Ever since I was a child, I’ve had a strong, nearly uncontrollable pull to the outdoors. Only God knows exactly where this desire came from. It feels primitive and it resounds deep into my very soul.
By Payton Woolsey
When I walk into the woods with a bow in hand, I’m the most me I could ever be. But, growing up, I had parents who didn’t hunt. My father enjoyed getting a line wet, however, but more in a dabbling manner — so that doesn’t really count.
For me as a child, it took a good while before I finally got my chance to hunt whitetail deer.
Finally, my Uncle Jeff, who was a pretty good hunter himself, offered to take me with him. Little did I know, what an absolute madman he was. He seems to be able to stay warm on nothing but Marlboro Lights, Pepsi, and donuts.
But had it not been for Uncle Jeff I may never have been an outdoors-man.

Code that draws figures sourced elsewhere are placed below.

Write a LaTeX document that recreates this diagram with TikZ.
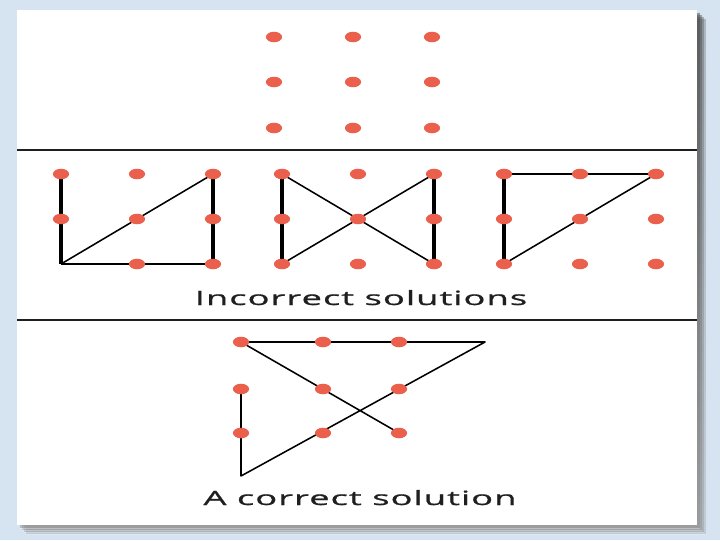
\documentclass[tikz,border=0pt]{standalone}
\usepackage{fontspec}
\newfontfamily\capfont[FakeStretch=1.85,LetterSpace=5,FakeBold=0.8]{Open Sans}
\usetikzlibrary{shapes.geometric, backgrounds}
\definecolor{dotred}{RGB}{235,96,76}
\definecolor{slideblue}{RGB}{214,228,242}
\definecolor{shade}{RGB}{120,132,148}

\begin{document}
\begin{tikzpicture}[x=0.025cm, y=-0.025cm, dot/.style={ellipse, fill=dotred, inner sep=0pt, minimum width=11.5pt, minimum height=7.5pt}, stroke/.style={line width=1.1pt, line join=round}, heavy/.style={line width=2.2pt}, rule/.style={line width=1.5pt, black!88}, caption/.style={anchor=base, text=black!88, font=\capfont\fontsize{14}{16}\selectfont}]

\useasboundingbox (0,0) rectangle (720,540);
\begin{scope}[on background layer]
\fill[slideblue] (0,0) rectangle (720,540);
\foreach \o/\a in {9/0.15, 7/0.2, 5/0.25, 3/0.3}{\fill[shade, opacity=\a] (17+\o,10+\o) rectangle (697+\o,525+\o);}
\fill[white] (17,10) rectangle (697,525);
\end{scope}
\draw[rule] (17,150) -- (697,150); \draw[rule] (17,320) -- (697,320);

% the nine dots
\foreach \i/\x in {1/274,2/353,3/432} \foreach \j/\y in {1/37,2/82,3/128} \node[dot] (p-\i-\j) at (\x,\y) {};

% incorrect solutions
\foreach \i/\x in {1/61,2/137,3/213} \foreach \j/\y in {1/174,2/219,3/264} {\ifnum\i\j=13 \else\node[dot] (a-\i-\j) at (\x,\y) {};\fi}
\coordinate (a-corner) at (61,264);
\foreach \i/\x in {1/282,2/358,3/434} \foreach \j/\y in {1/174,2/219,3/264} \node[dot] (b-\i-\j) at (\x,\y) {};
\foreach \i/\x in {1/504,2/580,3/656} \foreach \j/\y in {1/174,2/219,3/264} \node[dot] (c-\i-\j) at (\x,\y) {};
\node[caption] (wrong) at (361,305) {Incorrect solutions};

% a correct solution
\foreach \i/\x in {1/241,2/323,3/399} \foreach \j/\y in {1/342,2/389,3/433} \node[dot] (s-\i-\j) at (\x,\y) {};
\coordinate (s-tip) at (485,342); \coordinate (s-corner) at (241,476);
\node[caption] (right) at (360,505) {A correct solution};

\begin{scope}[on background layer]
\draw[heavy] (a-1-1.center) -- (a-corner); \draw[stroke] (a-corner) -- (a-3-3.center); \draw[stroke] (a-corner) -- (a-3-1.center); \draw[heavy] (a-3-1.center) -- (a-3-3.center);
\draw[heavy] (b-1-1.center) -- (b-1-3.center); \draw[stroke] (b-1-1.center) -- (b-3-3.center); \draw[stroke] (b-1-3.center) -- (b-3-1.center); \draw[heavy] (b-3-1.center) -- (b-3-3.center);
\draw[stroke] (c-1-1.center) -- (c-3-1.center); \draw[heavy] (c-1-1.center) -- (c-1-3.center); \draw[stroke] (c-1-3.center) -- (c-3-1.center);
\draw[stroke] (s-3-3.center) -- (s-1-1.center) -- (s-tip) -- (s-corner) -- (s-1-2.center);
\end{scope}
\end{tikzpicture}
\end{document}
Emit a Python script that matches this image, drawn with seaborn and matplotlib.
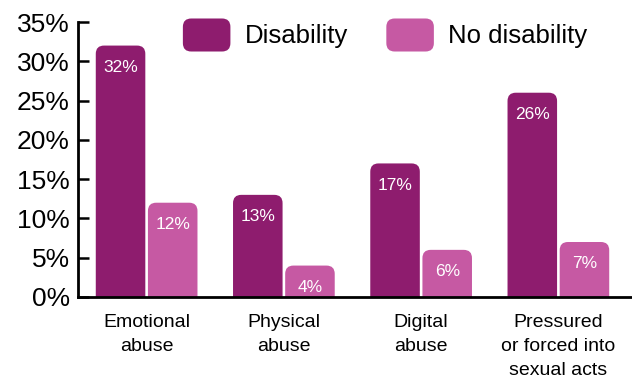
import matplotlib
matplotlib.use("Agg")
import matplotlib.pyplot as plt
import seaborn as sns
import pandas as pd
from matplotlib.patches import FancyBboxPatch, Patch
from matplotlib.legend_handler import HandlerPatch

categories = ["Emotional\nabuse", "Physical\nabuse", "Digital\nabuse", "Pressured\nor forced into\nsexual acts"]
disability = [32, 13, 17, 26]
no_disability = [12, 4, 6, 7]
series = ["Disability", "No disability"]
colors = ["#8E1C6E", "#C659A3"]
yticks = [0, 5, 10, 15, 20, 25, 30, 35]

df = pd.DataFrame({
    "category": categories * 2,
    "value": disability + no_disability,
    "group": [series[0]] * 4 + [series[1]] * 4,
})

sns.set_style("white")
plt.rcParams["font.family"] = ["Liberation Sans", "DejaVu Sans"]
plt.rcParams["text.color"] = "black"
plt.rcParams["xtick.color"] = "black"
plt.rcParams["ytick.color"] = "black"

fig = plt.figure(figsize=(6.32, 3.85), dpi=100)
ax = fig.add_axes([78/632, 1-297/385, 549/632, 275/385])
sns.barplot(data=df, x="category", y="value", hue="group", palette=colors,
            saturation=1, width=0.76, gap=0.05, ax=ax, legend=False)

rs = 0.06
px_per_x = 549 / 4.0
px_per_y = 275 / 35.0
aspect = px_per_x / px_per_y
for p in list(ax.patches):
    x0 = p.get_x(); w = p.get_width(); h = p.get_height()
    fc = p.get_facecolor()
    p.set_visible(False)
    fb = FancyBboxPatch((x0, -3), w, h + 3,
                        boxstyle=f"round,pad=0,rounding_size={rs}",
                        mutation_aspect=aspect, facecolor=fc, edgecolor="none",
                        clip_on=True)
    ax.add_patch(fb)
    ax.text(x0 + w/2, h - 2.8, f"{int(round(h))}%", ha="center", va="center",
            color="white", fontsize=12.5)

ax.set_xlim(-0.5, 3.5)
ax.set_ylim(0, 35)
ax.set_yticks(yticks)
ax.set_yticklabels([f"{v}%" for v in yticks], fontsize=19)
ax.set_xticks(range(4))
ax.set_xticklabels(categories, fontsize=14, linespacing=1.55)
ax.set_xticks([0.5, 1.5, 2.5, 3.5], minor=True)
ax.tick_params(axis="x", which="major", length=0, pad=12)
ax.tick_params(axis="x", which="minor", direction="in", length=6, width=1.8, color="black")
ax.tick_params(axis="y", direction="in", length=8, width=1.8, color="black", pad=6, left=True)
ax.set_xlabel(""); ax.set_ylabel("")
for s in ["top", "right"]:
    ax.spines[s].set_visible(False)
for s in ["left", "bottom"]:
    ax.spines[s].set_linewidth(2)
    ax.spines[s].set_color("black")
ax.spines["bottom"].set_bounds(-0.5, 3.54)

def make_round(legend, orig_handle, xdescent, ydescent, width, height, fontsize):
    return FancyBboxPatch((-xdescent, -ydescent), width, height,
                          boxstyle="round,pad=0,rounding_size=6")

handles = [Patch(facecolor=c, edgecolor="none", label=s) for c, s in zip(colors, series)]
ax.legend(handles=handles, loc="center", bbox_to_anchor=(385/632, 1-35/385),
          bbox_transform=fig.transFigure, ncol=2, frameon=False, fontsize=18.5,
          handlelength=1.85, handleheight=1.6, handletextpad=0.55, columnspacing=1.5,
          handler_map={Patch: HandlerPatch(patch_func=make_round)})

fig.savefig("out.png", dpi=100)
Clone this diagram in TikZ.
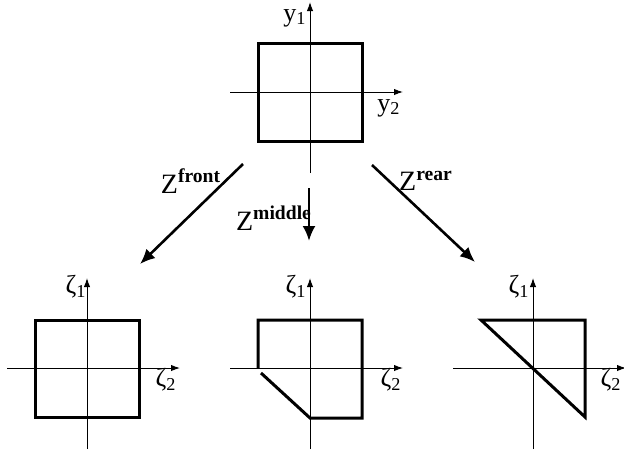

My first deer hunt was cold and windy as shit. I remember quite openly and realistically asking myself, “what in the hell was I doing out there?”
Also, I might add, Uncle Jeff isn’t one of those morning hunts and evening hunt kind of guys. Rather, all day sits on public land.
Let me tell you, it was a reality check from watching monster bucks killed in Southern Iowa on TV. To this day, every last deer I’ve ever seen on public land has been running for its life.
But, I’ll be damned if I didn’t stick it out. Finally, on one of the last days of the season, three does were trotting by at about 80 yards.
Jeff started to say, “do you wanna shoot one-” BOOM, off went the ancient Winchester .30-30.My heart was pounding, and adrenaline was rushing to my head. I was hooked.
The deer hunting was the more natural part, but chasing public land gobblers is about twice as hard as a witch hunt.
The area I cut my hunting teeth is south of Salem, Missouri, on a 15,000 acre stretch of Mark Twain National Forest — with nothing but timber, high ridges, with broad, deep valleys between. I cannot express how steep these ridges are.
Also this crazy bastard, aka Uncle Jeff, liked to run up and down chasing turkeys that had heard every call ever uttered.
He would get to the top of a ridge and slump at the base of an oak tree and light a cig. I always thought it was impressive how little of the cigarette butt was in his mouth, and it never fell out. He was bobbling all around as he spoke, Wheezing and out of breath.
Looking back, I’m not sure how he didn’t up and die. I’m in much better shape than he and I concluded it was suicide to keep hunting with him. But, I did anyway, and it’s generated some of the most memorable moments of my entire life.
If you are a hunter, I sure hope you take a kid out along with you. The hunter indeed is a dying breed, and its art must be passed on.
If you are an adult interested in hunting, there are groups and events to introduce you to Turkey and deer hunting.